Friday, August 15, 2008

Marting Scam: Stage Two










The by now notorious Marting building


On August 11, 2008, the corrupt Portsmouth City Council put the finishing touches on stage two of the plan to defraud the citizens by passing an ordinance that proposes to spend untold millions of dollars to renovate the 125-year-old empty Marting Department Store. The first stage of the City Council’s and then Mayor Bauer’s plan ended in failure when the Mollettes hired Attorney D. Joe Griffith and challenged the legality of the sale of the Marting Building to the city, and Judge Marshall ruled that sale invalid. Our current out-to-lunch mayor, Jim Kalb, and Councilman Marty Mohr turned right around and sold out the citizens by making another deal with the Marting Foundation in which the city once more took the worthless building off the hands of the Foundation and absolved them of any culpability for operating illegally in the original sale. The city further agreed to onerous conditions that had to be met before the city would get back any part of the $2,000,000 that the Foundation had taken out of the pockets of the taxpayers. The city recommitted itself to spending millions of dollars to turn the Marting Building into city offices.

Mearan and the Black Mold

The voters showed their disapproval of the plan to use the Marting Building for city offices by an almost three to one margin in the May 2006 election. That did not stop the City Council and Mayor Kalb from promptly proceeding with stage two of their plan. To facilitate stage two, a Portsmouth lawyer who in my opinion is a shyster, Mike Mearan, was appointed to the city council and then appointed to chair the City Building Committee, whose mission was to recommend what the courts and the voters had already rejected: turning the Marting Building into city offices. But Mearan’s coming on board had a big price tag for Portsmouth taxpayers, because he had a client, Dr. Singer, of Los Angeles, who owned a another piece of worthless property in downtown, the so-called Adelphia building, blighted with black mold, which he wanted to unload on the city. So instead of recommending one building for city offices, the City Building Committee, under Mearan’s chairmanship, recommended two buildings, making the project about as twice as costly as it had been the first time around.

The city proceeded illegally in the second stage as it had in the first. Mearan had an obvious conflict of interest in being a member of the City Building Committee, and his chairing of that committee made his conflict of interest blatant. Just as the meetings between the Marting Foundation and city officials had been a violation of Ohio’s Sunshine laws, Mearan’s voting on questions related to possible sites for city offices was a violation of provisions of the Portsmouth City Charter and of sections of the Ohio Revised Code regarding conflicts of interest.
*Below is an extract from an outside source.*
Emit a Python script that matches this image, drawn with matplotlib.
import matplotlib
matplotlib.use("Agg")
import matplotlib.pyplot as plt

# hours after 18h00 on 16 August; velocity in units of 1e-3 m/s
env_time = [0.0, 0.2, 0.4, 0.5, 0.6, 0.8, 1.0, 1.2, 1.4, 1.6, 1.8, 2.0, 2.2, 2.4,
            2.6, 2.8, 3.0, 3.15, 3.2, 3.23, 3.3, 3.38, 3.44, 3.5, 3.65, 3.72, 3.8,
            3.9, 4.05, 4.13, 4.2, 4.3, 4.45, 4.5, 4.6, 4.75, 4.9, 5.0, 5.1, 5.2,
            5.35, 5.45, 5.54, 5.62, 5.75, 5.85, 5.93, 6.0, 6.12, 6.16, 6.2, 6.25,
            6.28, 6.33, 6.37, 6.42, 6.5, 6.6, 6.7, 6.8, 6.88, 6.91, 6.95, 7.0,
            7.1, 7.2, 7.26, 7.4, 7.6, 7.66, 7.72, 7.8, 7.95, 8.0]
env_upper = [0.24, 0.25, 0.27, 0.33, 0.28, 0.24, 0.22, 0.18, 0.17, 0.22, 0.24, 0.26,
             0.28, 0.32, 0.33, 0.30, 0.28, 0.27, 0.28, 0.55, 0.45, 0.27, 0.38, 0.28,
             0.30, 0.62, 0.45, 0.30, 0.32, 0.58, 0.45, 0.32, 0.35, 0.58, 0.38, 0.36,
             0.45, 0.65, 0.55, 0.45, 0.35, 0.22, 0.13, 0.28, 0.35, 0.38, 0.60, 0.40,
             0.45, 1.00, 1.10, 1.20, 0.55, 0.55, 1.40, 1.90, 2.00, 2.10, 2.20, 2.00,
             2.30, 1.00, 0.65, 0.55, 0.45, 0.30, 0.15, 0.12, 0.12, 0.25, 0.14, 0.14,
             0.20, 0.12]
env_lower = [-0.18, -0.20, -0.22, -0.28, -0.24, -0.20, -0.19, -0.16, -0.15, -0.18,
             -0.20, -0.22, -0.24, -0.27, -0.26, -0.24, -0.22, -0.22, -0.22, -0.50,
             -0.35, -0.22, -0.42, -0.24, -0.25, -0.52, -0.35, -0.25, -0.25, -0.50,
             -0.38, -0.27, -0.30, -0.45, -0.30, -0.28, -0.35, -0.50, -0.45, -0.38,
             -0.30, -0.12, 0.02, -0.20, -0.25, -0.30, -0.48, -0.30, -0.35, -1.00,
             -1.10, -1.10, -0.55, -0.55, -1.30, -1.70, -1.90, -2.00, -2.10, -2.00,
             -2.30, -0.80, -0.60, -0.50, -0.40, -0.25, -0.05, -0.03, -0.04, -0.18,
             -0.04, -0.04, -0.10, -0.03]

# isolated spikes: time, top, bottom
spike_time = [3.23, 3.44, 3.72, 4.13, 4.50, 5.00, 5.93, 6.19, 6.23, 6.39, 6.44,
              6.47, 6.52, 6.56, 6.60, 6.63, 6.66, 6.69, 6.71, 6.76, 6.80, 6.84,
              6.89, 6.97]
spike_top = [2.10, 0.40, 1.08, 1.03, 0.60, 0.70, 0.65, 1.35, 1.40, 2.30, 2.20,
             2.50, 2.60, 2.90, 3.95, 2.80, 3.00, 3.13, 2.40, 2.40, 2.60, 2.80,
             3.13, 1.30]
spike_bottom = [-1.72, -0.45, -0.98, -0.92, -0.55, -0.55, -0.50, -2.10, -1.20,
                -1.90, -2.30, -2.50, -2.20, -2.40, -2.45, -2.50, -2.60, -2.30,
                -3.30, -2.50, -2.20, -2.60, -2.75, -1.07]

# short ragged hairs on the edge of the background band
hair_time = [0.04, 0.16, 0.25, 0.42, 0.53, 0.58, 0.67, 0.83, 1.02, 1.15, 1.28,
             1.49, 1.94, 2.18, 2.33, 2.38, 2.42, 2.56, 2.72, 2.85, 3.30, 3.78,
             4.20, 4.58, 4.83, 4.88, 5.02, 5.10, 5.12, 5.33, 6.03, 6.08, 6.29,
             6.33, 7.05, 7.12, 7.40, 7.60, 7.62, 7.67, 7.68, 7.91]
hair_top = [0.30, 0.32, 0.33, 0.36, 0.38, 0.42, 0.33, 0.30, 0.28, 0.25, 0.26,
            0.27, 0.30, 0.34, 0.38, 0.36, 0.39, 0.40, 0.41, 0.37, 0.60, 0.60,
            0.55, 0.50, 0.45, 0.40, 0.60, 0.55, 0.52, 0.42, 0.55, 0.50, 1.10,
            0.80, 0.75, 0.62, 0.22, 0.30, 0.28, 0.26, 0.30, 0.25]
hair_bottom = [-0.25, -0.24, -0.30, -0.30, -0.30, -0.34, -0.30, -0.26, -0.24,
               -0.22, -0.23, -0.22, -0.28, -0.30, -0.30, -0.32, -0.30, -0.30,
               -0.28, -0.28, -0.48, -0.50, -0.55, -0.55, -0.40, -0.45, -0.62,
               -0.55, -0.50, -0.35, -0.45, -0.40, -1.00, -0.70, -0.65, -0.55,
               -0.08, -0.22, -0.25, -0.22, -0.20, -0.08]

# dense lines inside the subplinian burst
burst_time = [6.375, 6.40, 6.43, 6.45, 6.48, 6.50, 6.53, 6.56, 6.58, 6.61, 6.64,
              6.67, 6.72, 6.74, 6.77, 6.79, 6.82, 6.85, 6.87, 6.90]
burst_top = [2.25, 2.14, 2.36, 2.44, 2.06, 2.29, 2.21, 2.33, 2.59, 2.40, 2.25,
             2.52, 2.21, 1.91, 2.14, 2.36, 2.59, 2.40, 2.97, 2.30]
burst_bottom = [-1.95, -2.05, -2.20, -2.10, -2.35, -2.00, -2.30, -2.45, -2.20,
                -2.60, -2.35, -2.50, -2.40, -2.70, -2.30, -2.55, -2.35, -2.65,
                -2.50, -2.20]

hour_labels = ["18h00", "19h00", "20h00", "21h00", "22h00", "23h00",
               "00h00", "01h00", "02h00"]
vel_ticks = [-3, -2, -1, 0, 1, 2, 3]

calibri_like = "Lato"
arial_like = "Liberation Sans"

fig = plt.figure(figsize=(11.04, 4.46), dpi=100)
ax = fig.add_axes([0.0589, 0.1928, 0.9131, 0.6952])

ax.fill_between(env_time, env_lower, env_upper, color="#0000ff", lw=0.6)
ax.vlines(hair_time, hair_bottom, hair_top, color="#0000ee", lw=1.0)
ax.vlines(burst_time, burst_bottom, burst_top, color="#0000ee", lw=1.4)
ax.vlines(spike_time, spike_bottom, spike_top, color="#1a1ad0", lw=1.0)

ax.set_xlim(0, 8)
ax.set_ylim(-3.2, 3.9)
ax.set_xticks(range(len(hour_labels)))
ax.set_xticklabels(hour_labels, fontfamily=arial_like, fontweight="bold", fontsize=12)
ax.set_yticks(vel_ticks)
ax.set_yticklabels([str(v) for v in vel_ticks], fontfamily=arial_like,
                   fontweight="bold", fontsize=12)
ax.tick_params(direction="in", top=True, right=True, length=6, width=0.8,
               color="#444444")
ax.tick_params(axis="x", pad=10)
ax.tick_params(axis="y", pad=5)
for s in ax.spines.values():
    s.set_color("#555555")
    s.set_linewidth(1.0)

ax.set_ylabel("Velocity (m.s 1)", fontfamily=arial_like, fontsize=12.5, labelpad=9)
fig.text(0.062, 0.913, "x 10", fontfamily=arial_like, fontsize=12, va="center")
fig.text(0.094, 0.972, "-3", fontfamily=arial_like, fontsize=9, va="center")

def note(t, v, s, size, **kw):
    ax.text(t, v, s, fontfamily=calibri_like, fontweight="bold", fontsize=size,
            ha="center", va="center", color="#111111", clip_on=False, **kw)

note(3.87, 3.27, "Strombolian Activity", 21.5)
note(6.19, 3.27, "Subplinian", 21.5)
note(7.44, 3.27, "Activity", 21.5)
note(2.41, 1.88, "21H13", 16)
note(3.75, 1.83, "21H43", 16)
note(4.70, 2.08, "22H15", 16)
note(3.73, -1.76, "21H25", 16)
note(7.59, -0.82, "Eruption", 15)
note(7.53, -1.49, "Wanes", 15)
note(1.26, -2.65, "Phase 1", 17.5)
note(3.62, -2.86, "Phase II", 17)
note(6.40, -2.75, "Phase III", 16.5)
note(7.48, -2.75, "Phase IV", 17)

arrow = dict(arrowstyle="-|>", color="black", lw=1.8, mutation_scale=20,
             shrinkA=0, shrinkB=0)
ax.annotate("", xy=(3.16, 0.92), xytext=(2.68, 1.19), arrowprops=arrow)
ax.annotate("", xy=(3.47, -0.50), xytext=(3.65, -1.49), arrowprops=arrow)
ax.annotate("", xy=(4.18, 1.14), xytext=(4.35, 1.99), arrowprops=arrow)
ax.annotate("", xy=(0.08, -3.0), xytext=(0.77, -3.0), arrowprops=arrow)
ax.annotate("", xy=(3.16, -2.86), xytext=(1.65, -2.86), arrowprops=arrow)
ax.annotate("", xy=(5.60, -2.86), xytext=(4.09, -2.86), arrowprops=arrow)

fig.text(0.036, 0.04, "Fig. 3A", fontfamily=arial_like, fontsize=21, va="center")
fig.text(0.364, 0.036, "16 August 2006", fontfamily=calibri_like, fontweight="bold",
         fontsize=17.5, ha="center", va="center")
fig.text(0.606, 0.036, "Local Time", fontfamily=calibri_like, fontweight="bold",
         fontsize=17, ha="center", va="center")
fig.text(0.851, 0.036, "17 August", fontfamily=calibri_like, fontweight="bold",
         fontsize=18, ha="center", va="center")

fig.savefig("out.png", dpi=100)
I have requested copies of minutes of City Building Committee meetings from the city clerk, the mayor and Mearan, but no minutes have been produced, apparently because they were not kept in the first place. The failure to keep minutes of Building Committee meetings was another apparent violation of state law that had occurred in stage two.

Adelphia Building: This Property is Condemned

Stage two of the Marting scam is even more illegal than the first, and more costly because of the addition of the Adelphia property (shown here) and putting the issue on the ballot next November does not change that fact. The voters have already rejected the Marting Building by a nearly 3 to1 margin. Who needs to render a judgment now are not the voters, who have already spoken, but the courts, as Judge Marshall did on stage one. It is the courts, now, who must make our ethically challenged city officials understand that just as a historic old rock cannot be stolen from Kentucky, old leaking moldy buildings cannot be unloaded on the taxpayers of Portsmouth.